Equinox recently announced its new "Equinox Made Me Do It" advertising campaign for 2014.
Just in time for the New Year, Equinox has announced its new advertising campaign for 2014.
We first got wind of this in July when an Equinox spokesperson told Club Industry that the company was developing a new ad campaign. That was in response to our story about a racy Equinox billboard that was taken down in Bethesda, MD. The New York Post followed up with a more formal statement from Equinox about the new campaign in October.
Are the new ads less provocative than the Terry Richardson campaign of the past three years? Yes. Are they still a little provocative? Yes.
Before the company announced its "Equinox Made Me Do It" campaign on Monday, The New York Times gave us a hint on Christmas Day about the upcoming ads in an article titled "Choosing to Be Naughty." (Those crazy kids at The Times!)

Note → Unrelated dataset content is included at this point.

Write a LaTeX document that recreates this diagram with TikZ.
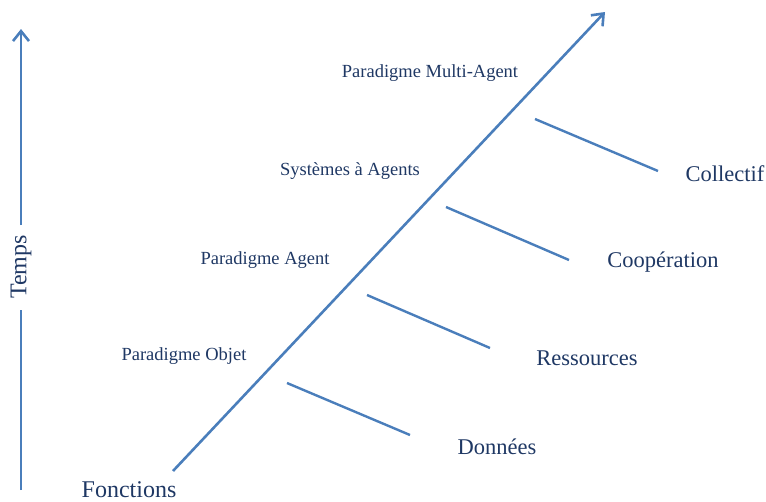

"Print ads, with the headline 'Equinox Made Me Do It,' show fit, attractive models transgressing in numerous ways," wrote Andrew Adam Newman. "In one, a man in business attire hurls himself over a barbed wire-topped fence; in another, a woman in a skimpy bathing suit is being removed from a country club by two security guards; in another, a woman is looking through a peephole; and in yet another, a couple wearing only shoes and apparently lit by car headlights is running away from the camera."
The Chicago Business Journal shows one other ad of a well-dressed guy with a black eye. All righty, then!
So the new ads are not the over-sexualized photos that have created a stir over the past few years, but it's obvious Equinox still wants to be a brand with an edge. The ads are scheduled for release on social media on New Year's Day, on billboards and other outdoor signage on Jan. 6 and in magazines on Jan. 13, according to The Times.
The new campaign was created by Wieden+Kennedy New York, and the photos were shot by Robert Wyatt. The Times reported Equinox will spend $6 million on the campaign.
"For this campaign, we wanted a photographic approach that had a strong sense of narrative and realism," Stuart Jennings, creative director at Wieden+Kennedy, said in a statement. "We chose Robert Wyatt as the photographer because he's a storyteller who injects a fashion sensibility into all his work. His ability to capture real, candid moments rather than overly posed situations made him a perfect fit for this campaign."
Did you catch that "fashion sensibility" line? It reminds me of what Bianca Kosoy, former executive creative director at Equinox, told The Times last year: "I never work out. I think fitness is a fraud. That's why I try to make it look like fashion."
The more things change, the more they (sort of) stay the same.